Since "The Dead" had not been written when Richards first had Dubliners partially printed in 1906, and since the 1914 edition was set from proofs rather than MSS, the only printer who could have made notations on the Yale MS of "The Dead" is the Irish printer.

[9]

See Cornell MS (typed and hand written by amanuensis), pp. 2, 9; Yale MS pp. 3, 16. Corrections in Joyce's hand in the Cornell TS-MS are on pp. 1, 20, 21, 35, 38, 39, 42, 44, 45, 48, 49, 55, and 56.

[10]

The passage contains a word missed by the amanuensis in copying (apparently) and supplied by Joyce—p. 21.

[11]

The two impressions have been compared on the Hinman collating machine at the University of Virginia..

[12]

The pages have neat, uniform margins; the leaves have been hand sewn. This text is probably the only survivor of the 1000-copy Irish edition.

[13]

Richards in his letter of 23 March 1914 (at Cornell) informed Joyce that pages 3-4 and 13-14 of "The Sisters" had been lost and Joyce in his letter of 26 March (at Harvard) replied that he was supplying typed copies of the missing pages.
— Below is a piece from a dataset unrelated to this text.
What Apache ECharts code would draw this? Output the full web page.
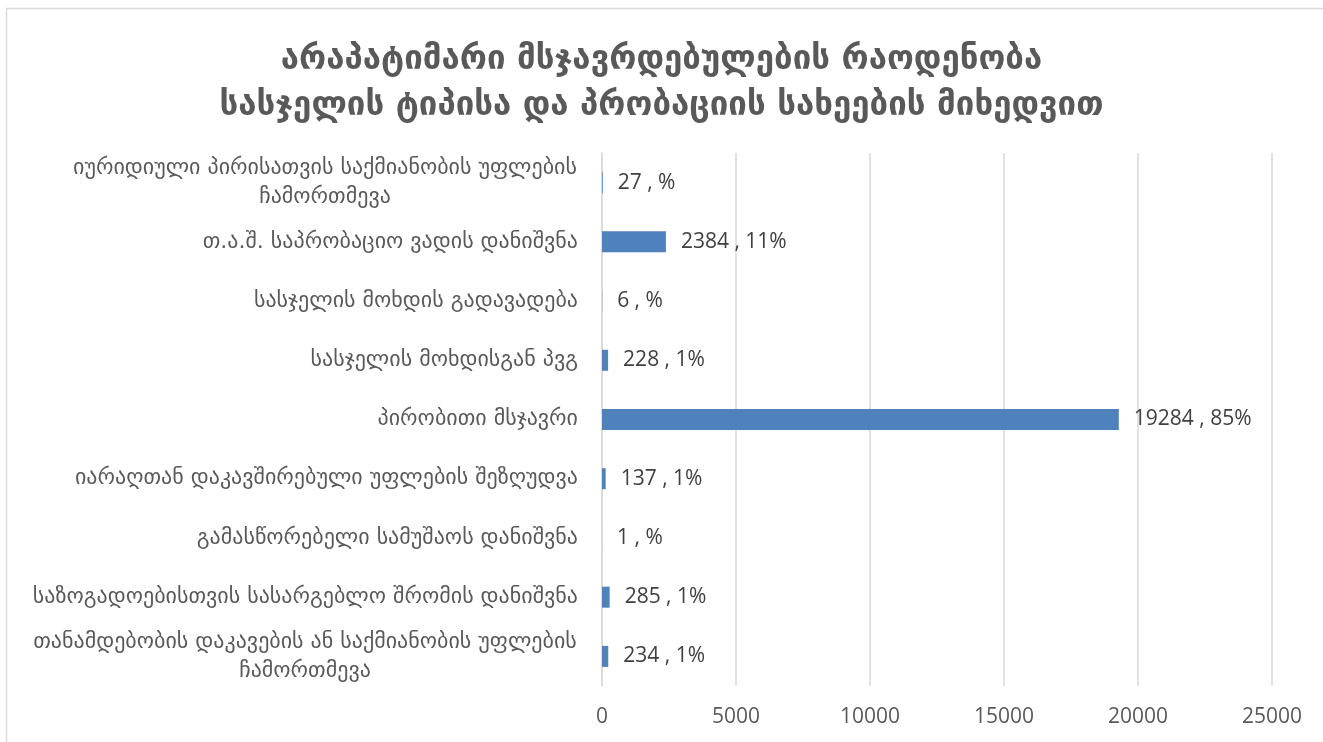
<!DOCTYPE html>
<html>
<head>
<meta charset="utf-8">
<title>არაპატიმარი მსჯავრდებულები</title>
<script src="https://cdn.jsdelivr.net/npm/echarts@6/dist/echarts.min.js"></script>
<style>
  html, body { margin: 0; padding: 0; background: #ffffff; }
  #chart { width: 1323px; height: 742px; }
</style>
</head>
<body>
<div id="chart"></div>
<script>
// Probation types, listed top to bottom
const categories = [
  'იურიდიული პირისათვის საქმიანობის უფლების\nჩამორთმევა',
  'თ.ა.შ. საპრობაციო ვადის დანიშვნა',
  'სასჯელის მოხდის გადავადება',
  'სასჯელის მოხდისგან პვგ',
  'პირობითი მსჯავრი',
  'იარაღთან დაკავშირებული უფლების შეზღუდვა',
  'გამასწორებელი სამუშაოს დანიშვნა',
  'საზოგადოებისთვის სასარგებლო შრომის დანიშვნა',
  'თანამდებობის დაკავების ან საქმიანობის უფლების\nჩამორთმევა'
];
const counts = [27, 2384, 6, 228, 19284, 137, 1, 285, 234];
const xTicks = [0, 5000, 10000, 15000, 20000, 25000];

const titleLines = [
  'არაპატიმარი მსჯავრდებულების რაოდენობა',
  'სასჯელის ტიპისა და პრობაციის სახეების მიხედვით'
];

const GEO_FONT = '"DejaVu Sans", "Noto Sans", sans-serif';
const NUM_FONT = '"Open Sans", "DejaVu Sans Condensed", sans-serif';
const LABEL_SIZE = 22;
const LABEL_LINE = 29;

const total = counts.reduce((a, b) => a + b, 0);

// Measure text so wrapped category labels can be centred line by line
const measureCtx = document.createElement('canvas').getContext('2d');
measureCtx.font = LABEL_SIZE + 'px ' + GEO_FONT;
const rich = {};
categories.forEach((c, i) => {
  const lines = c.split('\n');
  if (lines.length > 1) {
    const w = Math.max(...lines.map(l => measureCtx.measureText(l).width));
    rich['w' + i] = {
      width: Math.ceil(w) + 2,
      align: 'center',
      fontSize: LABEL_SIZE,
      fontFamily: GEO_FONT,
      color: '#595959',
      lineHeight: LABEL_LINE
    };
  }
});

const chart = echarts.init(document.getElementById('chart'), null, { renderer: 'canvas' });

chart.setOption({
  backgroundColor: '#ffffff',
  animation: false,
  graphic: [{
    type: 'rect',
    shape: { x: 6.5, y: 8.5, width: 1400, height: 800 },
    style: { fill: 'none', stroke: '#d9d9d9', lineWidth: 1.5 },
    silent: true
  }],
  title: {
    text: titleLines.join('\n'),
    left: 'center',
    top: 32,
    textStyle: {
      fontFamily: GEO_FONT,
      fontWeight: 'bold',
      fontSize: 33,
      lineHeight: 46,
      color: '#595959'
    }
  },
  grid: { left: 602, right: 51, top: 153, bottom: 56, containLabel: false },
  xAxis: {
    type: 'value',
    min: xTicks[0],
    max: xTicks[xTicks.length - 1],
    interval: xTicks[1] - xTicks[0],
    axisLine: { show: false },
    axisTick: { show: false },
    splitLine: { show: true, lineStyle: { color: '#d9d9d9', width: 1.5 } },
    axisLabel: {
      margin: 21,
      fontFamily: NUM_FONT,
      fontSize: 21,
      color: '#595959',
      formatter: v => String(v)
    }
  },
  yAxis: {
    type: 'category',
    inverse: true,
    data: categories,
    axisLine: { show: true, lineStyle: { color: '#d9d9d9', width: 1.5 } },
    axisTick: { show: false },
    axisLabel: {
      margin: 24,
      fontFamily: GEO_FONT,
      fontSize: LABEL_SIZE,
      color: '#595959',
      lineHeight: LABEL_LINE,
      rich: rich,
      formatter: value => {
        const lines = value.split('\n');
        if (lines.length === 1) return value;
        const key = 'w' + categories.indexOf(value);
        return lines.map(l => '{' + key + '|' + l + '}').join('\n');
      }
    }
  },
  series: [{
    type: 'bar',
    data: counts,
    barWidth: 21,
    itemStyle: { color: '#4f81bd' },
    label: {
      show: true,
      position: 'right',
      distance: 15,
      fontFamily: NUM_FONT,
      fontSize: 21,
      color: '#404040',
      formatter: p => {
        const pct = Math.round(p.value / total * 100);
        return p.value + ' , ' + (pct > 0 ? pct : '') + '%';
      }
    }
  }]
});
</script>
</body>
</html>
In the same letter Joyce asked Richards to return the title page of the Dublin edition.

[14]

Letter: Joyce to Richards, 4 March 1914, at Harvard. "As regards the inverted commas the Irish compositors are not to blame. I myself insisted on their abolition: to me they are an eyesore. I think the page reads much better with the dialogue between dashes. But if you are persuaded of the contrary I agree to waive the point and let the inverted commas replace the dashes. But I think you ought not to reject my suggestion at once. I think the commas used in English dialogue are most unsightly and give an impression of unreality."